ERIC Number: ED247484
Record Type: RIE
Publication Date: 1984-May
Reference Count: 0
A Report on Women West Point Graduates Assuming Nontraditional Roles.
Yoder, Janice D.; Adams, Jerome
In 1980 the first women graduated from the military and college training program at West Point. To investigate the progress of both male and female graduates as they assume leadership roles in the regular Army, 35 women and 113 men responded to a survey assessing career involvement and planning, commitment and adjustment, and satisfaction. Analysis of results showed that, in the area of career planning, all officers relied on self-initiated planning rather than help from a superior officer, with women reporting less help than men. Forty percent of the women and 19% of the men planned to leave the Army upon completing their obligation. There were no gender differences in graduates' adjustment to the role of Army officer; however, women were less satisfied than men with their adjustment. Most women (72%) and most men (80%) felt their spouses supported their career, and most women (64%) and most men (56%) in dual career partnership reported that their careers were compatible. Finally, women felt less satisfied than men with their overall job. The findings suggest that gender differences arise when the role demands of the officer conflict with other roles, such as mothers and women.

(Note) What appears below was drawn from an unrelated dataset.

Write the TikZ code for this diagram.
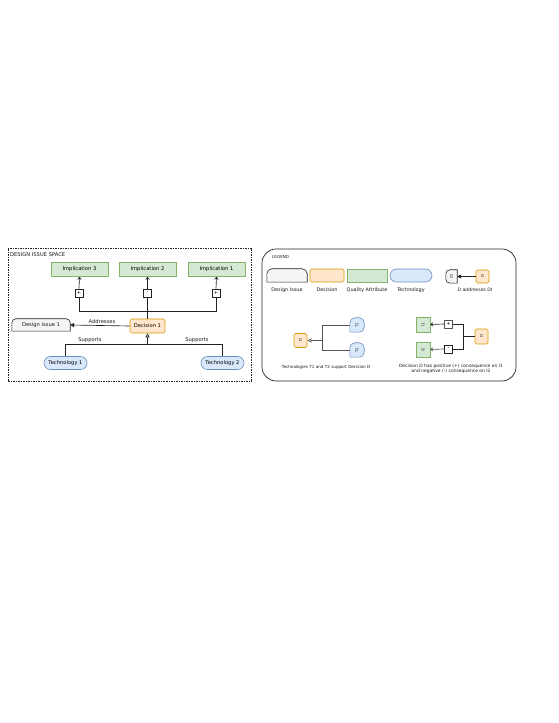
\documentclass[tikz,border=0pt]{standalone}
\usepackage{fontspec}
\setmainfont{DejaVu Sans}
\usetikzlibrary{arrows.meta}
\definecolor{qaF}{HTML}{D5E8D4}\definecolor{qaD}{HTML}{82B366}
\definecolor{decF}{HTML}{FFE6CC}\definecolor{decD}{HTML}{D79B00}
\definecolor{techF}{HTML}{DAE8FC}\definecolor{techD}{HTML}{6C8EBF}
\definecolor{diF}{HTML}{F5F5F5}\definecolor{diD}{HTML}{222222}
\definecolor{ln}{HTML}{222222}\definecolor{lg}{HTML}{555555}
\newcommand\fsl{\fontsize{5.2pt}{6pt}\selectfont}
\newcommand\fsz{\fontsize{4.9pt}{6pt}\selectfont}
\newcommand\fss{\fontsize{4.1pt}{5pt}\selectfont}
\newcommand\fsa{\fontsize{4.6pt}{5.4pt}\selectfont}
\newcommand\fsc{\fontsize{4.45pt}{5.5pt}\selectfont}
\newcommand\fsm{\fontsize{3.8pt}{4.4pt}\selectfont}
\newcommand\fsp{\fontsize{5pt}{5pt}\selectfont}
\tikzset{
  txt/.style={inner sep=0pt,font=\fsl,text=black!90},
  qa/.style={draw=qaD,fill=qaF,line width=0.6pt,inner sep=0pt,font=\fsl},
  dec/.style={draw=decD,fill=decF,line width=0.6pt,inner sep=0pt,font=\fsl,rounded corners=1.5pt},
  tech/.style={draw=techD,fill=techF,line width=0.6pt,inner sep=0pt,font=\fsl},
  dibox/.style={inner sep=0pt,font=\fsl},
  distyle/.style={draw=diD,fill=diF,line width=0.6pt},
  pm/.style={draw=ln,fill=white,line width=0.6pt,minimum width=8pt,minimum height=8pt,inner sep=0pt,font=\fsp},
  conn/.style={draw=ln,line width=0.65pt},
  lconn/.style={draw=lg,line width=0.65pt},
  fillarr/.style={-{Triangle[length=4pt,width=4pt]}},
  hollowarr/.style={-{Triangle[open,length=4pt,width=4pt,fill=white]}},
  openarr/.style={-{Straight Barb[length=2.2pt,width=3.6pt]}},
}
\begin{document}
\begin{tikzpicture}[x=1pt,y=1pt]
\useasboundingbox (0,0) rectangle (559,723);
% ===== Left: design issue space =====
\draw[draw=ln,dashed,dash pattern=on 1.5pt off 1pt,line width=0.6pt] (8,342) rectangle (251,475);
\node[txt,anchor=west] (title) at (10,468.5) {DESIGN ISSUE SPACE};
\node[qa,minimum width=57pt,minimum height=14pt] (impl3) at (79.5,453.5) {Implication 3};
\node[qa,minimum width=57pt,minimum height=14pt] (impl2) at (147.5,453.5) {Implication 2};
\node[qa,minimum width=57pt,minimum height=14pt] (impl1) at (216.5,453.5) {Implication 1};
\node[pm] (p3) at (79,430) {+};
\node[pm] (p2) at (147.5,430) {-};
\node[pm] (p1) at (216,430) {+};
\node[dec,minimum width=35pt,minimum height=14pt] (dec1) at (147.5,397) {Decision 1};
\node[dibox,minimum width=58pt,minimum height=12pt] (di1) at (41,398) {};
\draw[distyle] (di1.south west) -- ([yshift=-4pt]di1.north west) arc[start angle=180,end angle=90,radius=4pt] -- ([xshift=-4pt]di1.north east) arc[start angle=90,end angle=0,radius=4pt] -- (di1.south east) -- cycle;
\node[txt] at (di1) {Design issue 1};
\node[tech,rounded corners=6.5pt,minimum width=43pt,minimum height=13pt] (tech1) at (65.5,360) {Technology 1};
\node[tech,rounded corners=6.5pt,minimum width=43pt,minimum height=13pt] (tech2) at (222.5,360) {Technology 2};
\coordinate (j) at (147.5,412);
\draw[conn] (dec1.north) -- (j) -| (p3.south);
\draw[conn] (j) -| (p1.south);
\draw[conn] (j) -- (p2.south);
\draw[conn,openarr] (p3.north) -- (impl3.south);
\draw[conn,openarr] (p2.north) -- (impl2.south);
\draw[conn,openarr] (p1.north) -- (impl1.south);
\draw[conn,fillarr] (dec1.west) -- (di1.east);
\node[txt] (addr) at (102,401.5) {Addresses};
\coordinate (s) at (147.5,379);
\draw[conn] (tech1.north) -- (tech1.north |- s) -- (tech2.north |- s) -- (tech2.north);
\draw[conn,hollowarr] (s) -- (dec1.south);
\node[txt] (sup1) at (90,383) {Supports};
\node[txt] (sup2) at (197,383) {Supports};
% ===== Right: legend =====
\draw[draw=ln,line width=0.7pt,rounded corners=14pt] (262,342) rectangle (516,474);
\node[txt,font=\fss,anchor=west] (legend) at (272,466) {LEGEND};
\node[dibox,minimum width=40pt,minimum height=13pt] (ldi) at (287,447.5) {};
\draw[distyle] (ldi.south west) -- ([yshift=-5pt]ldi.north west) arc[start angle=180,end angle=90,radius=5pt] -- ([xshift=-5pt]ldi.north east) arc[start angle=90,end angle=0,radius=5pt] -- (ldi.south east) -- cycle;
\node[dec,minimum width=34pt,minimum height=13pt] (ldec) at (327,447.5) {};
\node[qa,minimum width=40pt,minimum height=13pt] (lqa) at (367,447.5) {};
\node[tech,rounded corners=6.5pt,minimum width=42pt,minimum height=13pt] (ltech) at (411,447.5) {};
\node[txt,font=\fsz] (ldit) at (287,433) {Design Issue};
\node[txt,font=\fsz] (ldect) at (327,433) {Decision};
\node[txt,font=\fsz] (lqat) at (367,433) {Quality Attribute};
\node[txt,font=\fsz] (ltecht) at (411,433) {Technology};
% D addresses DI
\node[dibox,minimum width=11pt,minimum height=13pt] (adi) at (451.5,446.5) {};
\draw[distyle] (adi.north east) -- ([xshift=4pt]adi.north west) arc[start angle=90,end angle=180,radius=4pt] -- ([yshift=4pt]adi.south west) arc[start angle=180,end angle=270,radius=4pt] -- (adi.south east) -- cycle;
\node[txt,font=\fsm,rotate=90] at (adi) {DI};
\node[dec,minimum width=13pt,minimum height=13pt] (ad) at (482.5,446.5) {};
\node[txt,font=\fsm,rotate=90] at (ad) {D};
\draw[conn,fillarr] (ad.west) -- (adi.east);
\node[txt,font=\fsa] (adt) at (475,433) {D addresses DI};
% Technologies support decision
\node[dec,minimum width=13pt,minimum height=14pt] (td) at (300.5,382.5) {};
\node[txt,font=\fsm,rotate=90] at (td) {D};
\node[dibox,minimum width=14pt,minimum height=14pt] (t1) at (357,398) {};
\draw[draw=techD,fill=techF,line width=0.6pt] (t1.south west) -- ([yshift=-5pt]t1.north west) arc[start angle=180,end angle=90,radius=5pt] -- ([xshift=-5pt]t1.north east) arc[start angle=90,end angle=0,radius=5pt] -- ([yshift=5pt]t1.south east) arc[start angle=0,end angle=-90,radius=5pt] -- cycle;
\node[txt,font=\fsm,rotate=90] at (t1) {T1};
\node[dibox,minimum width=14pt,minimum height=14pt] (t2) at (357,373) {};
\draw[draw=techD,fill=techF,line width=0.6pt] (t2.south west) -- ([yshift=-5pt]t2.north west) arc[start angle=180,end angle=90,radius=5pt] -- ([xshift=-5pt]t2.north east) arc[start angle=90,end angle=0,radius=5pt] -- ([yshift=5pt]t2.south east) arc[start angle=0,end angle=-90,radius=5pt] -- cycle;
\node[txt,font=\fsm,rotate=90] at (t2) {T2};
\coordinate (b) at (322,382.5);
\draw[lconn] (t1.west) -| (b);
\draw[lconn] (t2.west) -| (b);
\draw[lconn,hollowarr] (b) -- (td.east);
\node[txt,font=\fss] (tt) at (326,356) {Technologies T1 and T2 support Decision D};
% Consequences
\node[qa,minimum width=14pt,minimum height=15pt] (ci1) at (423,398.5) {};
\node[txt,font=\fsm,rotate=90] at (ci1) {I1};
\node[qa,minimum width=14pt,minimum height=15pt] (ci2) at (423,373.5) {};
\node[txt,font=\fsm,rotate=90] at (ci2) {I2};
\node[pm,draw=lg] (cp) at (448.5,399) {+};
\node[pm,draw=ln] (cm) at (448.5,374) {-};
\node[dec,minimum width=13pt,minimum height=15pt] (cd) at (481.5,386.5) {};
\node[txt,font=\fsm,rotate=90] at (cd) {D};
\coordinate (c) at (463,386.5);
\draw[conn] (cd.west) -- (c);
\draw[conn] (c) |- (cp.east);
\draw[conn] (c) |- (cm.east);
\draw[conn,openarr] (cp.west) -- (ci1.east);
\draw[lconn,openarr] (cm.west) -- (ci2.east);
\node[txt,align=center,font=\fsc] (ct) at (451,354) {Decision D has positive (+) consequence on I1\\and negative (-) consequence on I2};
\end{tikzpicture}
\end{document}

These findings are consistent with other research on the role conflicts and stresses involved in breaking into nontraditional occupations. (BL)
Publication Type: Reports - Research; Speeches/Meeting Papers
Education Level: N/A
Authoring Institution: N/A
Identifiers: Army; Military Academy (West Point) NY
Note: Paper presented at the Annual Meeting of the Midwestern Psychological Association (56th, Chicago, IL, May 3-5, 1984).